When Kimberly Witham produces a Vanitas photo image, replete with over-ripened produce and taxidermied roadkill, its lushness and precision lends it the peculiar fascination of a Frans Snyders’ still life with dead game, fruits and vegetables. National Geographic states “The photos she takes…look so quaint that you might not even realize that those peaceful-looking animals in the center are dead.” To view Witham’s work is to also acknowledge her mastery of the photographic form. The quality of her images are startling in their clarity. She has a painter’s eye for texture and color, and she often stages her still vignettes on absolute black or absolute white, which focuses our attention, and pulls the scenes from their 16th century origins into the now. Kimberly Witham earned her BA from Duke and her MFA from Dartmouth; she has been featured in publications, including National Geographic Online, The Philadelphia Inquirer, Wired.com; she has earned numerous awards, recognitions, and fellowships; Witham has an extensive exhibition record around the country; her work also graces the cover of several books.

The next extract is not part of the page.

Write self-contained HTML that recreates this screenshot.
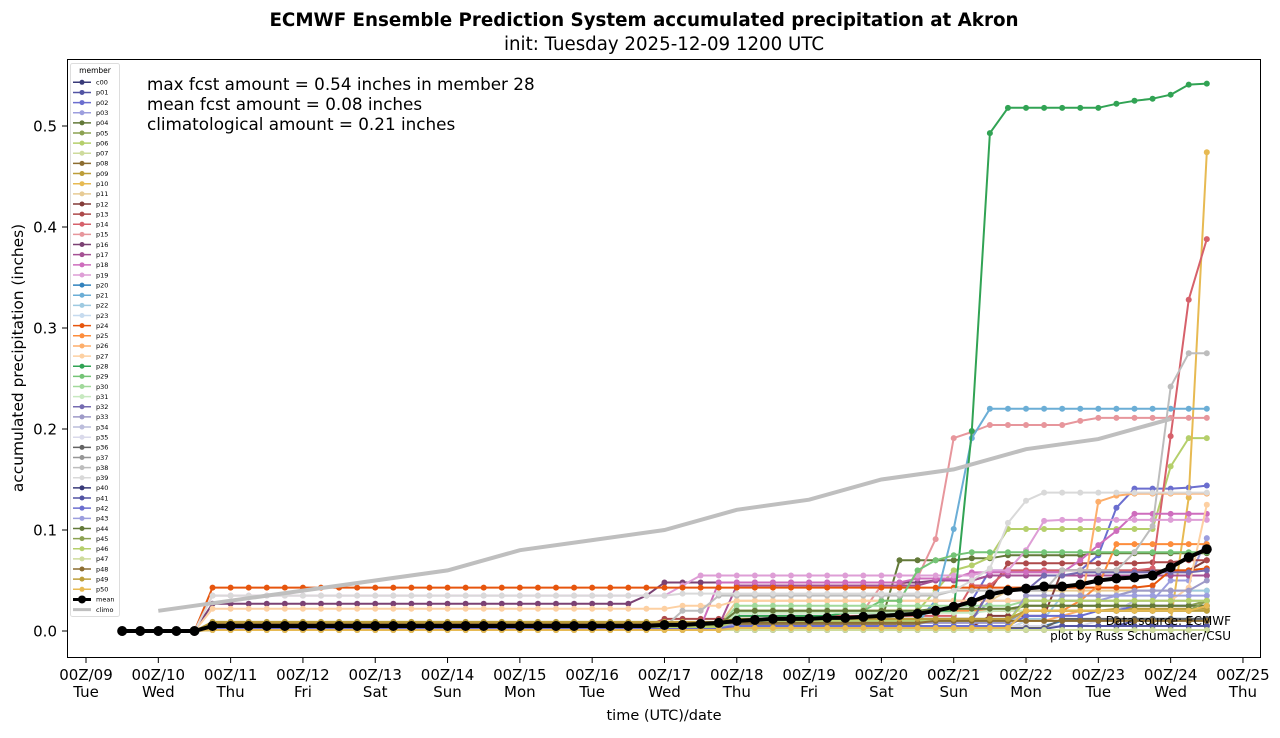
<!DOCTYPE html>
<html><head><meta charset="utf-8"><style>
body{margin:0;background:#fff;font-family:"Liberation Sans","DejaVu Sans",sans-serif;}
svg text{font-family:"DejaVu Sans","Liberation Sans",sans-serif;}
</style></head><body>
<svg id="chart" width="1280" height="733" xmlns="http://www.w3.org/2000/svg">
<rect width="1280" height="733" fill="#fff"/>
<text x="644" y="26" text-anchor="middle" font-size="18.3" font-weight="bold">ECMWF Ensemble Prediction System accumulated precipitation at Akron</text>
<text x="664" y="50" text-anchor="middle" font-size="18.2">init: Tuesday 2025-12-09 1200 UTC</text>
<text transform="translate(23,358) rotate(-90)" text-anchor="middle" font-size="15.4">accumulated precipitation (inches)</text>
<text x="664" y="720" text-anchor="middle" font-size="14.5">time (UTC)/date</text>
<g id="axes"></g>
<g id="plot"></g>
<rect x="67.5" y="59.5" width="1193" height="598" fill="none" stroke="#000" stroke-width="1"/>
<text x="147" y="90" font-size="16.8">max fcst amount = 0.54 inches in member 28</text>
<text x="147" y="110" font-size="16.8">mean fcst amount = 0.08 inches</text>
<text x="147" y="130" font-size="16.8">climatological amount = 0.21 inches</text>
<text x="1231" y="625" text-anchor="end" font-size="12">Data source: ECMWF</text>
<text x="1231" y="640" text-anchor="end" font-size="12">plot by Russ Schumacher/CSU</text>
<g id="legend"></g>
</svg>
<script>
const memberNames=["c00","p01","p02","p03","p04","p05","p06","p07","p08","p09","p10","p11","p12","p13","p14","p15","p16","p17","p18","p19","p20","p21","p22","p23","p24","p25","p26","p27","p28","p29","p30","p31","p32","p33","p34","p35","p36","p37","p38","p39","p40","p41","p42","p43","p44","p45","p46","p47","p48","p49","p50"];
const memberColors=["#393b79","#5254a3","#6b6ecf","#9c9ede","#637939","#8ca252","#b5cf6b","#cedb9c","#8c6d31","#bd9e39","#e7ba52","#e7cb94","#843c39","#ad494a","#d6616b","#e7969c","#7b4173","#a55194","#ce6dbd","#de9ed6","#3182bd","#6baed6","#9ecae1","#c6dbef","#e6550d","#fd8d3c","#fdae6b","#fdd0a2","#31a354","#74c476","#a1d99b","#c7e9c0","#756bb1","#9e9ac8","#bcbddc","#dadaeb","#636363","#969696","#bdbdbd","#d9d9d9","#393b79","#5254a3","#6b6ecf","#9c9ede","#637939","#8ca252","#b5cf6b","#cedb9c","#8c6d31","#bd9e39","#e7ba52"];
// change points [stepIndex, value]; value holds until next change
const memberChanges=[
[[5,0.003],[34,0.004],[46,0.005]],
[[5,0.002],[48,0.005],[56,0.01]],
[[5,0.004],[34,0.01],[45,0.03],[48,0.06],[54,0.075],[55,0.122],[56,0.141],[59,0.142],[60,0.144]],
[[5,0.002],[34,0.012],[48,0.03],[58,0.05],[60,0.092]],
[[5,0.006],[34,0.01],[43,0.07],[47,0.072],[49,0.075],[54,0.077]],
[[5,0.004],[34,0.02],[50,0.025],[60,0.03]],
[[5,0.005],[34,0.02],[45,0.04],[46,0.06],[47,0.065],[48,0.073],[49,0.101],[58,0.163],[59,0.191]],
[[5,0.001]],
[[5,0.007],[45,0.01],[50,0.02]],
[[5,0.008],[34,0.01],[50,0.02],[55,0.022]],
[[5,0.001],[34,0.002],[50,0.01],[59,0.132],[60,0.474]],
[[5,0.005],[34,0.03],[49,0.04]],
[[5,0.004],[48,0.015],[52,0.06],[60,0.07]],
[[5,0.005],[30,0.012],[48,0.04],[49,0.067],[57,0.068],[59,0.07]],
[[5,0.004],[34,0.015],[47,0.045],[49,0.06],[57,0.062],[58,0.193],[59,0.328],[60,0.388]],
[[5,0.004],[34,0.02],[42,0.045],[44,0.053],[45,0.091],[46,0.191],[47,0.197],[48,0.204],[53,0.208],[54,0.211]],
[[5,0.027],[29,0.035],[30,0.048],[45,0.05],[48,0.055]],
[[5,0.005],[34,0.045],[45,0.05],[48,0.055]],
[[5,0.004],[33,0.048],[44,0.052],[47,0.058],[53,0.07],[54,0.085],[55,0.099],[56,0.116]],
[[5,0.035],[31,0.045],[32,0.055],[48,0.06],[50,0.08],[51,0.109],[52,0.11]],
[[5,0.003],[34,0.005],[52,0.01],[56,0.012]],
[[5,0.003],[34,0.008],[45,0.03],[46,0.101],[47,0.191],[48,0.22]],
[[5,0.004],[34,0.012],[52,0.035],[56,0.04]],
[[5,0.002],[50,0.01]],
[[5,0.043],[57,0.045],[58,0.06],[60,0.062]],
[[5,0.003],[34,0.02],[53,0.03],[54,0.045],[55,0.086]],
[[5,0.002],[34,0.01],[52,0.015],[53,0.02],[54,0.128],[55,0.134],[56,0.136]],
[[5,0.022],[31,0.025],[34,0.03],[59,0.043],[60,0.125]],
[[5,0.004],[34,0.015],[40,0.018],[46,0.02],[47,0.198],[48,0.493],[49,0.518],[55,0.522],[56,0.525],[57,0.527],[58,0.531],[59,0.541],[60,0.542]],
[[5,0.003],[34,0.02],[42,0.03],[44,0.06],[45,0.07],[46,0.075],[47,0.078]],
[[5,0.004],[34,0.025],[50,0.03]],
[[5,0.002],[34,0.018],[48,0.02]],
[[5,0.004],[34,0.01],[48,0.04],[51,0.055],[53,0.058],[60,0.06]],
[[5,0.003],[34,0.008],[50,0.035],[56,0.04],[60,0.05]],
[[5,0.003],[34,0.005],[50,0.02],[56,0.03]],
[[5,0.002],[34,0.005],[54,0.01]],
[[5,0.003],[52,0.012]],
[[5,0.004],[34,0.01],[50,0.02],[60,0.025]],
[[5,0.004],[31,0.02],[33,0.035],[46,0.04],[52,0.06],[56,0.078],[57,0.104],[58,0.242],[59,0.275]],
[[5,0.035],[31,0.037],[46,0.04],[47,0.05],[48,0.062],[49,0.107],[50,0.129],[51,0.137]],
[[5,0.001]],
[[5,0.002],[52,0.005]],
[[5,0.003],[34,0.005],[50,0.015],[54,0.02],[56,0.025]],
[[5,0.004],[34,0.01],[50,0.03],[55,0.035]],
[[5,0.006],[34,0.02],[45,0.022],[50,0.025]],
[[5,0.005],[34,0.012],[50,0.02],[60,0.03]],
[[5,0.004],[34,0.01],[50,0.03]],
[[5,0.001]],
[[5,0.008],[45,0.01]],
[[5,0.009],[34,0.012],[50,0.02]],
[[5,0.001],[34,0.003],[50,0.02],[60,0.025]]
];
const meanValues=[0,0,0,0,0,0.005,0.005,0.005,0.005,0.005,0.005,0.005,0.005,0.005,0.005,0.005,0.005,0.005,0.005,0.005,0.005,0.005,0.005,0.005,0.005,0.005,0.005,0.005,0.005,0.005,0.006,0.006,0.007,0.008,0.010,0.011,0.012,0.012,0.012,0.013,0.013,0.014,0.015,0.016,0.017,0.020,0.024,0.029,0.036,0.040,0.042,0.044,0.044,0.046,0.050,0.052,0.053,0.055,0.063,0.073,0.081];
const climoDays=[10,11,12,13,14,15,16,17,18,19,20,21,22,23,24];
const climoValues=[0.02,0.03,0.04,0.05,0.06,0.08,0.09,0.10,0.12,0.13,0.15,0.16,0.18,0.19,0.21];
const xTickDays=[9,10,11,12,13,14,15,16,17,18,19,20,21,22,23,24,25];
const xTickWeekdays=["Tue","Wed","Thu","Fri","Sat","Sun","Mon","Tue","Wed","Thu","Fri","Sat","Sun","Mon","Tue","Wed","Thu"];
const yTicks=[0.0,0.1,0.2,0.3,0.4,0.5];
const nSteps=61;

const NS="http://www.w3.org/2000/svg";
const xDay=d=>86+(d-9)*72.31;            // day number (00Z) -> px
const xStep=i=>xDay(9.5+i*0.25);          // 6h step from 12Z/09
const yVal=v=>631-v*1010;
function mk(tag,attrs,parent){const e=document.createElementNS(NS,tag);for(const k in attrs)e.setAttribute(k,attrs[k]);parent.appendChild(e);return e;}
const axes=document.getElementById('axes'),plot=document.getElementById('plot'),leg=document.getElementById('legend');

xTickDays.forEach((d,k)=>{const x=xDay(d);
 const t=mk('line',{x1:x,x2:x,y1:658,y2:663,stroke:'#000'},axes);
 
 
 const l=mk('text',{x:x,y:680,'text-anchor':'middle','font-size':'15'},axes);
 
 
 l.textContent='00Z/'+String(d).padStart(2,'0');
 const w=mk('text',{x:x,y:697,'text-anchor':'middle','font-size':'15'},axes);
 
 
 w.textContent=xTickWeekdays[k];});
yTicks.forEach(v=>{const y=yVal(v);
 const t=mk('line',{x1:62,x2:67,y1:y,y2:y,stroke:'#000'},axes);
 
 
 const l=mk('text',{x:57,y:y+5.5,'text-anchor':'end','font-size':'15'},axes);
 
 
 l.textContent=v.toFixed(1);});

function expand(ch){const a=new Array(nSteps).fill(0);let v=0,j=0;for(let i=0;i<nSteps;i++){while(j<ch.length&&ch[j][0]<=i){v=ch[j][1];j++;}a[i]=v;}return a;}
function series(vals,color,lw,r,name){const g=mk('g',{},plot);
 
 
 mk('polyline',{points:vals.map((v,i)=>xStep(i).toFixed(1)+','+yVal(v).toFixed(1)).join(' '),fill:'none',stroke:color,'stroke-width':lw,'stroke-linejoin':'round'},g);
 vals.forEach((v,i)=>mk('circle',{cx:xStep(i),cy:yVal(v),r:r,fill:color},g));}
memberChanges.forEach((ch,k)=>series(expand(ch),memberColors[k],2,3,'series-'+memberNames[k]));
const cg=mk('polyline',{points:climoDays.map((d,i)=>xDay(d).toFixed(1)+','+yVal(climoValues[i]).toFixed(1)).join(' '),fill:'none',stroke:'#bfbfbf','stroke-width':4},plot);


series(meanValues,'#000',4,5,'series-mean');

// legend
const lb=mk('rect',{x:70.5,y:63.5,width:49,height:553,fill:'#fff','fill-opacity':0.8,stroke:'#ddd',rx:2},leg);


const lt=mk('text',{x:95,y:73,'text-anchor':'middle','font-size':'7.5'},leg);lt.textContent='member';


const entries=memberNames.map((n,k)=>[n,memberColors[k],1.5,2.5]).concat([['mean','#000',3,4],['climo','#bfbfbf',3,0]]);
entries.forEach((e,k)=>{const y=82.3+k*10.14;const g=mk('g',{},leg);
 
 
 mk('line',{x1:73,x2:91,y1:y,y2:y,stroke:e[1],'stroke-width':e[2]},g);
 if(e[3])mk('circle',{cx:82,cy:y,r:e[3],fill:e[1]},g);
 const t=mk('text',{x:96,y:y+2.3,'font-size':'6.5'},g);t.textContent=e[0];});
</script>
</body></html>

In her oil portraits of ordinary objects, Wendy Chidester presents an antique typewriter with the quiet beauty of a Rembrandt self-portrait. Chidester’s painted objects, many of them culled from our collective past, hold for us a memory of yesterday which we rightly romanticize. To view Chidester’s “Underwood Standard” typewriter portrait is to recall the pre-Apple era when there was no doubt that we were more intelligent than the tools we used. Chidester engages the immaculate style of Northern European still life painters of 1600-1800. However, she aligns with the modernists in never allowing the viewer to forget that her work is but the interpretation of an object, by a painter, whose viewpoint is unique to each creation. Chidester’s work has yielded a long list of private commissions; she has also garnered numerous awards; her work can be found in prominent galleries around the U.S.; she is frequently featured in American Art Collector Magazine.
“us being u.s.” opens Friday, June 2nd, 6-9 pm. An artists’ talk will take place as part of the opening reception. Exhibition runs June 2nd through July 29th, 2017. Gallery19 is located at 4839 N. Damen Ave. Chicago, IL. 60625. 773-420-8071.